A test may help veterinarians confirm the diagnosis of degenerative myelopathy (DM) in dogs, an emerging large animal model of SOD1 ALS. The test, developed by a University of Missouri research team led by veterinary neurologist and neurosurgeon Joan Coates in Columbia, involves the measurement of phosphorylated neurofilament protein H (pNfH) in the cerebrospinal fluid (Toedebusch et al., 2017). The strategy builds on previous studies led by VIB’s Philip Van Damme in Belgium, which found that this approach may enable clinicians to confirm diagnosis of ALS by facilitating the exclusion of key disease mimics. The test is now being further validated (see January 2017, May 2017 news; Poesen et al., 2017).
Dog In the ALS Hunt
In 2008, scientists at the University of Missouri and the Broad Institute in Massachusetts discovered a genetic link between DM and ALS. The study, led by Coates, found that dogs with DM harbored mutations in the SOD1 gene. The dogs exhibit key signs of ALS, including progressive muscle weakness and paralysis beginning in the hind legs and spinal cord pathology (Awano et al., 2009; Katz et al., 2017).
DM occurs in older dogs typically at the age of at least 8. The disease is naturally occurring and according to the Orthopedic Foundation of Animals, may be most common in Pembroke Welsh Corgis. DM, however, has been detected in more than 50% of dog breeds (124/222) tested to date (Zeng et al., 2014).

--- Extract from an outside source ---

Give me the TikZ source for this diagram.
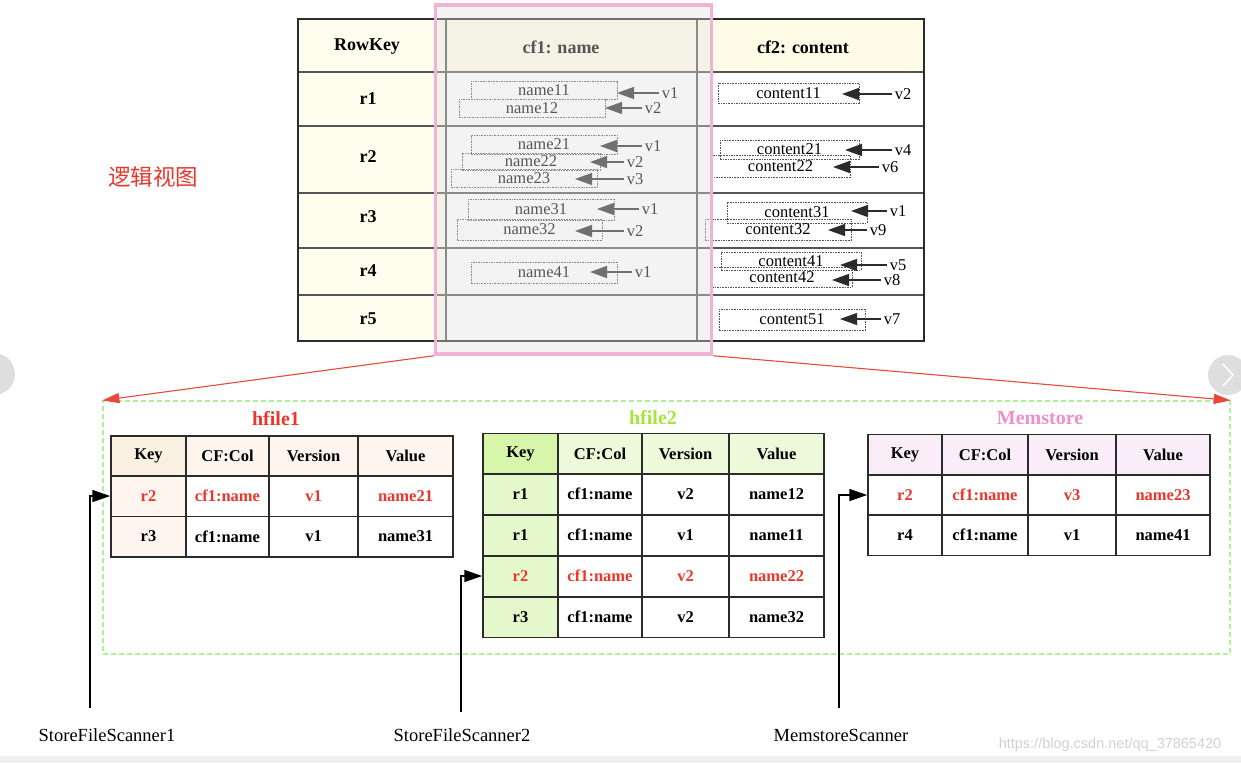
\documentclass[tikz,border=0pt]{standalone}
\usepackage{fontspec}
\setmainfont{Liberation Serif}
\newfontfamily\cjkfont{Noto Sans CJK SC}
\newfontfamily\markfont{Liberation Sans}
\usetikzlibrary{arrows.meta}
\definecolor{tabline}{HTML}{2B2B2B}
\definecolor{gridgray}{HTML}{555555}
\definecolor{keycream}{HTML}{FFFDEE}
\definecolor{headcream}{HTML}{FEFCE6}
\definecolor{pinkline}{HTML}{F0B2D5}
\definecolor{veil}{HTML}{E2E2E2}
\definecolor{hotred}{HTML}{E8382D}
\definecolor{arrowred}{HTML}{E8473C}
\definecolor{dashgreen}{HTML}{B3F09A}
\definecolor{limegreen}{HTML}{A6E63C}
\definecolor{mempink}{HTML}{EE8FC8}
\definecolor{hfkey}{HTML}{FAF0E2}
\definecolor{hfhead}{HTML}{FDF5EE}
\definecolor{hgkey}{HTML}{D7F6AC}
\definecolor{hghead}{HTML}{ECFADA}
\definecolor{hgbody}{HTML}{E4F8CB}
\definecolor{mshead}{HTML}{F9EEF7}
\definecolor{uigray}{HTML}{DEDEDE}
\tikzset{
  hbold/.style={font=\bfseries\fontsize{18}{19}\selectfont},
  tcell/.style={draw=tabline, line width=1.5pt, inner sep=0pt, minimum height=40.5, font=\bfseries\fontsize{16.5}{17}\selectfont},
  valbox/.style={draw=gridgray, line width=0.9pt, dash pattern=on 1.6pt off 1pt, inner sep=0pt, font=\fontsize{16.5}{17}\selectfont},
  vlabel/.style={inner xsep=3pt, inner ysep=1pt, font=\fontsize{16.5}{17}\selectfont},
  varrow/.style={draw=tabline, line width=1.4pt, -{Triangle[length=17pt,width=12pt]}},
  scanarrow/.style={draw=black, line width=1.5pt, -{Triangle[length=18pt,width=12pt]}},
  redarrow/.style={draw=arrowred, line width=1.1pt, -{Triangle[length=17pt,width=10pt]}},
  scanlabel/.style={font=\fontsize{18.5}{19}\selectfont},
  filetitle/.style={font=\bfseries\fontsize{20}{21}\selectfont},
}

\begin{document}
\begin{tikzpicture}[x=1pt, y=-1pt]
  \useasboundingbox (0,0) rectangle (1241,763);

  % Logical view table
  \fill[keycream] (298,19) rectangle (446,341);
  \fill[headcream] (446,19) rectangle (924,72);
  \fill[white] (446,72) rectangle (924,341);
  \foreach \y in {72,126,193,248,295} \draw[gridgray, line width=1.3pt] (298,\y) -- (924,\y);
  \foreach \x in {446,697} \draw[gridgray, line width=1.3pt] (\x,19) -- (\x,341);
  \draw[tabline, line width=1.8pt] (298,19) rectangle (924,341);

  \node[hbold] (hrow) at (367,47) {RowKey};
  \node[hbold] (hcf1) at (561,47) {cf1: name};
  \node[hbold] (hcf2) at (803,47) {cf2: content};
  \foreach \ri/\y in {1/99,2/157,3/217,4/271,5/319}
    \node[hbold] (rk\ri) at (368,\y) {r\ri};

  % cf1 cells
  \foreach \nm/\bx/\by/\bw/\bh/\txt/\ver/\vx/\vy/\tx in {
    n11/544/90/146/18/name11/v1/670/93/617,
    n12/532/108/146/18/name12/v2/653/108/605,
    n21/544/144.5/146/19/name21/v1/653/146/600,
    n22/531/161.5/138/17/name22/v2/635/162/590,
    n23/524/178/146/18/name23/v3/635/179/575,
    n31/541/209.5/146/21/name31/v1/650/209/597,
    n32/529.5/229.5/145/21/name32/v2/635/231/575,
    n41/544/272.5/146/21/name41/v1/643/272/590}
  {
    \node[valbox, minimum width=\bw, minimum height=\bh] (\nm) at (\bx,\by) {\txt};
    \node[vlabel] (v\nm) at (\vx,\vy) {\ver};
    \coordinate (t\nm) at (\tx,\vy);
    \draw[varrow] (v\nm.west) -- (t\nm);
  }

  % cf2 cells
  \foreach \nm/\bx/\by/\bw/\bh/\txt/\ver/\vx/\vy/\tx in {
    c11/788.5/93/141/20/content11/v2/903/94/842,
    c21/789.5/149.5/139/19/content21/v4/903/150/845,
    c22/780.5/166/139/22/content22/v6/890/167/833,
    c31/797/212.5/140/21/content31/v1/898/211/851,
    c32/778/229.5/146/21/content32/v9/878/230/828,
    c41/791/261/140/18/content41/v5/898/265/840,
    c42/782/277/140/20/content42/v8/892/280/832,
    c51/792/319.5/146/21/content51/v7/892/319/840}
  {
    \node[valbox, minimum width=\bw, minimum height=\bh] (\nm) at (\bx,\by) {\txt};
    \node[vlabel] (v\nm) at (\vx,\vy) {\ver};
    \coordinate (t\nm) at (\tx,\vy);
    \draw[varrow] (v\nm.west) -- (t\nm);
  }

  % Highlight on cf1
  \node[draw=pinkline, line width=3.5pt, fill=veil, fill opacity=0.38, inner sep=0pt,
        minimum width=276, minimum height=349] (cfbox) at (573.5,179.5) {};

  \node[font=\cjkfont\fontsize{22.5}{23}\selectfont, text=hotred] (logic) at (153,177) {逻辑视图};

  % Store files
  \node[draw=dashgreen, line width=1.3pt, dash pattern=on 5pt off 3pt, inner sep=0pt,
        minimum width=1127, minimum height=253] (store) at (666.5,527.5) {};
  \draw[redarrow] (cfbox.south west) -- (store.north west);
  \draw[redarrow] (cfbox.south east) -- (store.north east);

  \node[filetitle, text=hotred] (hf1) at (276,419) {hfile1};
  \node[filetitle, text=limegreen] (hf2) at (653,418) {hfile2};
  \node[filetitle, text=mempink] (mem) at (1040,418) {Memstore};

  % hfile1
  \foreach \cx/\cw/\hc/\bc/\hd/\va/\vb [count=\ci] in {
    148.5/75/hfkey/hfhead/Key/r2/r3,
    227.5/83/hfhead/white/CF:Col/cf1:name/cf1:name,
    313.5/89/hfhead/white/Version/v1/v1,
    405.5/95/hfhead/white/Value/name21/name31}
  {
    \node[tcell, fill=\hc, minimum width=\cw] (hfa\ci) at (\cx,456) {\hd};
    \node[tcell, fill=\bc, minimum width=\cw, text=hotred] (hfa\ci r1) at (\cx,496) {\va};
    \node[tcell, fill=\bc, minimum width=\cw] (hfa\ci r2) at (\cx,536.5) {\vb};
  }

  % hfile2
  \foreach \cx/\cw/\hc/\bc/\hd/\va/\vb/\vc/\vd [count=\ci] in {
    520.5/75/hgkey/hgbody/Key/r1/r1/r2/r3,
    600/84/hghead/white/CF:Col/cf1:name/cf1:name/cf1:name/cf1:name,
    685.5/87/hghead/white/Version/v2/v1/v2/v2,
    776.5/95/hghead/white/Value/name12/name11/name22/name32}
  {
    \node[tcell, fill=\hc, minimum width=\cw] (hfb\ci) at (\cx,453.5) {\hd};
    \node[tcell, fill=\bc, minimum width=\cw] (hfb\ci r1) at (\cx,494) {\va};
    \node[tcell, fill=\bc, minimum width=\cw] (hfb\ci r2) at (\cx,535) {\vb};
    \node[tcell, fill=\bc, minimum width=\cw, text=hotred] (hfb\ci r3) at (\cx,576) {\vc};
    \node[tcell, fill=\bc, minimum width=\cw] (hfb\ci r4) at (\cx,617) {\vd};
  }

  % Memstore
  \foreach \cx/\cw/\hd/\va/\vb [count=\ci] in {
    905/74/Key/r2/r4,
    985/86/CF:Col/cf1:name/cf1:name,
    1072/88/Version/v3/v1,
    1163/94/Value/name23/name41}
  {
    \node[tcell, fill=mshead, minimum width=\cw] (msa\ci) at (\cx,454.5) {\hd};
    \node[tcell, fill=white, minimum width=\cw, text=hotred] (msa\ci r1) at (\cx,495) {\va};
    \node[tcell, fill=white, minimum width=\cw] (msa\ci r2) at (\cx,535) {\vb};
  }

  % Scanners
  \node[scanlabel] (sfs1) at (107,735) {StoreFileScanner1};
  \node[scanlabel] (sfs2) at (462,735) {StoreFileScanner2};
  \node[scanlabel] (mss) at (841,735) {MemstoreScanner};
  \coordinate (sc1) at (90,708);
  \coordinate (sc2) at (461,712);
  \coordinate (sc3) at (839,708);
  \draw[scanarrow] (sc1) |- (hfa1r1.west);
  \draw[scanarrow] (sc2) |- (hfb1r3.west);
  \draw[scanarrow] (sc3) |- (msa1r1.west);

  % Page furniture
  \fill[uigray] (-6,374) circle[radius=21pt];
  \fill[uigray] (1228,375) circle[radius=20pt];
  \draw[white, line width=1.5pt] (1223,364) -- (1233,375) -- (1223,386);
  \fill[black!6] (0,756) rectangle (1241,763);
  \node[font=\markfont\fontsize{14.5}{15}\selectfont, text=black!18] (mark) at (1110,745) {https://blog.csdn.net/qq\_37865420};
\end{tikzpicture}
\end{document}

Now, researchers at the University of Massachusetts Medical Center in Worcester are turning to these dogs to evaluate a potential gene therapy for SOD1 ALS (see May 2017 news). The strategy, developed by Robert Brown and Christian Mueller, aims to promote the survival of motor neurons by reducing levels of misfolded SOD1 in key tissues affected by the disease including the brain and spinal cord (Borel et al., 2016). A clinical trial, led by Tufts University veterinary neurologist and neurosurgeon Dominik Faissler in Massachusetts, launched in December 2016 and remains ongoing.
Meanwhile, Joan Coates is looking to some of the same strategies being developed for SOD1 ALS as potential treatments for DM in dogs. In collaboration with Washington University of St. Louis’ Tim Miller in Missouri, Coates is evaluating Ionis’ SOD1-lowering antisense oligonucleotide (ASO), currently being tested in the ALS clinic at the phase 1 stage (see May 2013 news; Miller et al., 2013). A clinical trial of Voyager Therapeutics’ potential SOD1 gene therapy is also ongoing. The results may help facilitate the development of these potential treatments for SOD1 ALS. Stay tuned.
Toedebusch CM, Bachrach MD, Garcia VB, Johnson GC, Katz ML, Shaw G, Coates JR, Garcia ML. Cerebrospinal Fluid Levels of Phosphorylated Neurofilament Heavy as a Diagnostic Marker of Canine Degenerative Myelopathy. J Vet Intern Med. 2017 Mar;31(2):513-520. [PubMed]
Katz ML, Jensen CA, Student JT, Johnson GC, Coates JR. Cervical spinal cord and motor unit pathology in a canine model of SOD1-associated amyotrophic lateral sclerosis. J Neurol Sci. 2017 Jul 15;378:193-203. [PubMed]
Awano T, Johnson GS, Wade CM, Katz ML, Johnson GC, Taylor JF, Perloski M, Biagi T, Baranowska I, Long S, March PA, Olby NJ, Shelton GD, Khan S, O’Brien DP, Lindblad-Toh K, Coates JR. Genome-wide association analysis reveals a SOD1 mutation in canine degenerative myelopathy that resembles amyotrophic lateral sclerosis. Proc Natl Acad Sci U S A. 2009 Feb 24;106(8):2794-9. [PubMed]
Poesen K, De Schaepdryver M, Stubendorff B, Gille B, Muckova P, Wendler S, Prell T, Ringer TM, Rhode H, Stevens O, Claeys KG, Couwelier G, D’Hondt A, Lamaire N, Tilkin P, Van Reijen D, Gourmaud S, Fedtke N, Heiling B, Rumpel M, Rödiger A, Gunkel A, Witte OW, Paquet C, Vandenberghe R, Grosskreutz J, Van Damme P. Neurofilament markers for ALS correlate with extent of upper and lower motor neuron disease. Neurology. 2017 Jun 13;88(24):2302-2309. [PubMed].